──────── Data
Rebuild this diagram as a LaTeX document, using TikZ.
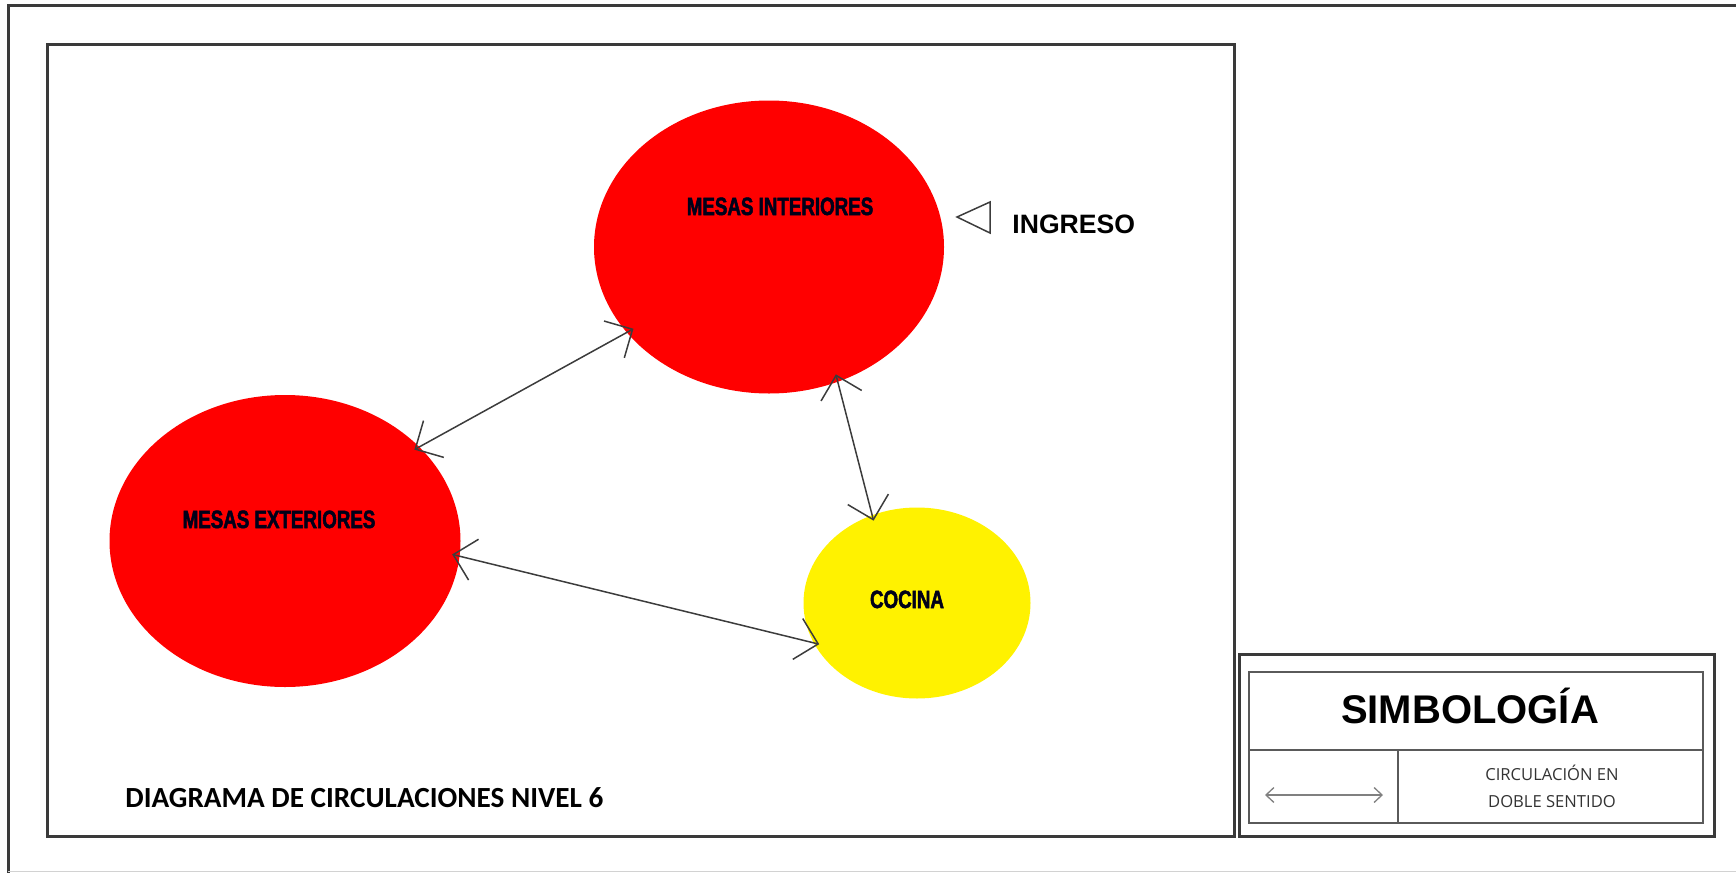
\documentclass[tikz,border=0pt]{standalone}
\usepackage{fontspec}
\setmainfont{Liberation Sans}
\newfontfamily\zonafont[FakeStretch=0.75,FakeBold=2]{Liberation Sans}
\newfontfamily\titulofont{Carlito}
\newfontfamily\notafont{Open Sans}
\usepackage{xcolor}
\definecolor{MesaFill}{HTML}{FF0000}
\definecolor{CocinaFill}{HTML}{FFF200}
\definecolor{FrameLine}{HTML}{3A3A3A}
\definecolor{TableLine}{HTML}{5A5A5A}
\definecolor{ArrowLine}{HTML}{3C3C3C}
\usepackage{tikz}
\usetikzlibrary{arrows.meta,shapes.geometric}

\begin{document}
\begin{tikzpicture}[
    x=0.5pt,y=-0.5pt,
    mesa/.style={
        ellipse,
        draw=none,
        inner sep=0pt,
        fill=MesaFill,
        minimum width=175pt,
        minimum height=146.5pt
    },
    cocina/.style={
        ellipse,
        draw=none,
        inner sep=0pt,
        fill=CocinaFill,
        minimum width=113.5pt,
        minimum height=95.5pt
    },
    zonalab/.style={
        font=\zonafont\bfseries\fontsize{12.5}{14}\selectfont,
        text=black!90!blue,
        anchor=base,
        inner sep=0pt
    },
    arr/.style={
        {Straight Barb[length=10.5pt,width=21pt]}-{Straight Barb[length=10.5pt,width=21pt]},
        line width=0.75pt,
        draw=ArrowLine,
        shorten <=-4pt,
        shorten >=-3pt
    },
    legarr/.style={
        {Straight Barb[length=4pt,width=7.5pt]}-{Straight Barb[length=4pt,width=7.5pt]},
        line width=0.65pt,
        draw=gray
    },
    frame/.style={draw=FrameLine,line width=1.5pt},
    tabla/.style={draw=TableLine,line width=1pt},
    nota/.style={
        font=\notafont\fontsize{8.3}{10}\selectfont,
        text=black!80,
        anchor=base,
        inner sep=0pt
    }
]

\useasboundingbox (0,0) rectangle (1736,873);

% ---------------------------------------------------------
% Marcos
% ---------------------------------------------------------

\draw[frame] (8,873) -- (8,5) -- (1736,5);
\draw[gray!35,line width=0.5pt] (8,871) -- (1736,871);

\draw[frame] (47,44) rectangle (1234,836);

% ---------------------------------------------------------
% Zonas
% ---------------------------------------------------------

\node[mesa] (mi) at (769,247) {};
\node[zonalab] (mi-txt) at (780,215) {MESAS INTERIORES};

\node[mesa,minimum width=175.5pt,minimum height=146pt] (me) at (285,541) {};
\node[zonalab] (me-txt) at (279,528) {MESAS EXTERIORES};

\node[cocina] (coc) at (917,603) {};
\node[zonalab] (coc-txt) at (907,608) {COCINA};

% ingreso
\draw[ArrowLine,line width=0.75pt,line join=miter]
(957,217) -- (990,202) -- (990,233) -- cycle;
\node[font=\bfseries\fontsize{13.3}{15}\selectfont,anchor=base west,inner sep=0pt]
(ingreso) at (1012,233) {INGRESO};

% ---------------------------------------------------------
% Circulaciones
% ---------------------------------------------------------

\draw[arr] (mi.211) -- (me.35);

\draw[arr] (mi.297) -- (coc.117);

\draw[arr] (me.355) -- (coc.201);

\node[font=\titulofont\bfseries\fontsize{14.6}{17}\selectfont,anchor=base west,inner sep=0pt]
(titulo) at (125,807) {DIAGRAMA DE CIRCULACIONES NIVEL 6};

% ---------------------------------------------------------
% Simbologia
% ---------------------------------------------------------

\draw[frame] (1239,654) rectangle (1714,836);
\draw[tabla] (1249,672) rectangle (1703,823);
\draw[tabla] (1249,750) -- (1703,750);
\draw[tabla] (1398,750) -- (1398,823);

\node[font=\bfseries\fontsize{20}{24}\selectfont,anchor=base,inner sep=0pt]
(simb) at (1470,723) {SIMBOLOGÍA};

\coordinate (leg-a) at (1265,795);
\coordinate (leg-b) at (1383,795);
\draw[legarr] (leg-a) -- (leg-b);

\node[nota] (circ1) at (1552,780) {CIRCULACIÓN EN};
\node[nota] (circ2) at (1552,807) {DOBLE SENTIDO};

\end{tikzpicture}
\end{document}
────────────────
### What is asked
Leave every image out, and retype the material exactly.

### Result of the task
Rebuild this diagram as a LaTeX document, using TikZ.
\documentclass[tikz,border=0pt]{standalone}
\usepackage{fontspec}
\setmainfont{Liberation Sans}
\newfontfamily\zonafont[FakeStretch=0.75,FakeBold=2]{Liberation Sans}
\newfontfamily\titulofont{Carlito}
\newfontfamily\notafont{Open Sans}
\usepackage{xcolor}
\definecolor{MesaFill}{HTML}{FF0000}
\definecolor{CocinaFill}{HTML}{FFF200}
\definecolor{FrameLine}{HTML}{3A3A3A}
\definecolor{TableLine}{HTML}{5A5A5A}
\definecolor{ArrowLine}{HTML}{3C3C3C}
\usepackage{tikz}
\usetikzlibrary{arrows.meta,shapes.geometric}

\begin{document}
\begin{tikzpicture}[
    x=0.5pt,y=-0.5pt,
    mesa/.style={
        ellipse,
        draw=none,
        inner sep=0pt,
        fill=MesaFill,
        minimum width=175pt,
        minimum height=146.5pt
    },
    cocina/.style={
        ellipse,
        draw=none,
        inner sep=0pt,
        fill=CocinaFill,
        minimum width=113.5pt,
        minimum height=95.5pt
    },
    zonalab/.style={
        font=\zonafont\bfseries\fontsize{12.5}{14}\selectfont,
        text=black!90!blue,
        anchor=base,
        inner sep=0pt
    },
    arr/.style={
        {Straight Barb[length=10.5pt,width=21pt]}-{Straight Barb[length=10.5pt,width=21pt]},
        line width=0.75pt,
        draw=ArrowLine,
        shorten <=-4pt,
        shorten >=-3pt
    },
    legarr/.style={
        {Straight Barb[length=4pt,width=7.5pt]}-{Straight Barb[length=4pt,width=7.5pt]},
        line width=0.65pt,
        draw=gray
    },
    frame/.style={draw=FrameLine,line width=1.5pt},
    tabla/.style={draw=TableLine,line width=1pt},
    nota/.style={
        font=\notafont\fontsize{8.3}{10}\selectfont,
        text=black!80,
        anchor=base,
        inner sep=0pt
    }
]

\useasboundingbox (0,0) rectangle (1736,873);

% ---------------------------------------------------------
% Marcos
% ---------------------------------------------------------

\draw[frame] (8,873) -- (8,5) -- (1736,5);
\draw[gray!35,line width=0.5pt] (8,871) -- (1736,871);

\draw[frame] (47,44) rectangle (1234,836);

% ---------------------------------------------------------
% Zonas
% ---------------------------------------------------------

\node[mesa] (mi) at (769,247) {};
\node[zonalab] (mi-txt) at (780,215) {MESAS INTERIORES};

\node[mesa,minimum width=175.5pt,minimum height=146pt] (me) at (285,541) {};
\node[zonalab] (me-txt) at (279,528) {MESAS EXTERIORES};

\node[cocina] (coc) at (917,603) {};
\node[zonalab] (coc-txt) at (907,608) {COCINA};

% ingreso
\draw[ArrowLine,line width=0.75pt,line join=miter]
(957,217) -- (990,202) -- (990,233) -- cycle;
\node[font=\bfseries\fontsize{13.3}{15}\selectfont,anchor=base west,inner sep=0pt]
(ingreso) at (1012,233) {INGRESO};

% ---------------------------------------------------------
% Circulaciones
% ---------------------------------------------------------

\draw[arr] (mi.211) -- (me.35);

\draw[arr] (mi.297) -- (coc.117);

\draw[arr] (me.355) -- (coc.201);

\node[font=\titulofont\bfseries\fontsize{14.6}{17}\selectfont,anchor=base west,inner sep=0pt]
(titulo) at (125,807) {DIAGRAMA DE CIRCULACIONES NIVEL 6};

% ---------------------------------------------------------
% Simbologia
% ---------------------------------------------------------

\draw[frame] (1239,654) rectangle (1714,836);
\draw[tabla] (1249,672) rectangle (1703,823);
\draw[tabla] (1249,750) -- (1703,750);
\draw[tabla] (1398,750) -- (1398,823);

\node[font=\bfseries\fontsize{20}{24}\selectfont,anchor=base,inner sep=0pt]
(simb) at (1470,723) {SIMBOLOGÍA};

\coordinate (leg-a) at (1265,795);
\coordinate (leg-b) at (1383,795);
\draw[legarr] (leg-a) -- (leg-b);

\node[nota] (circ1) at (1552,780) {CIRCULACIÓN EN};
\node[nota] (circ2) at (1552,807) {DOBLE SENTIDO};

\end{tikzpicture}
\end{document}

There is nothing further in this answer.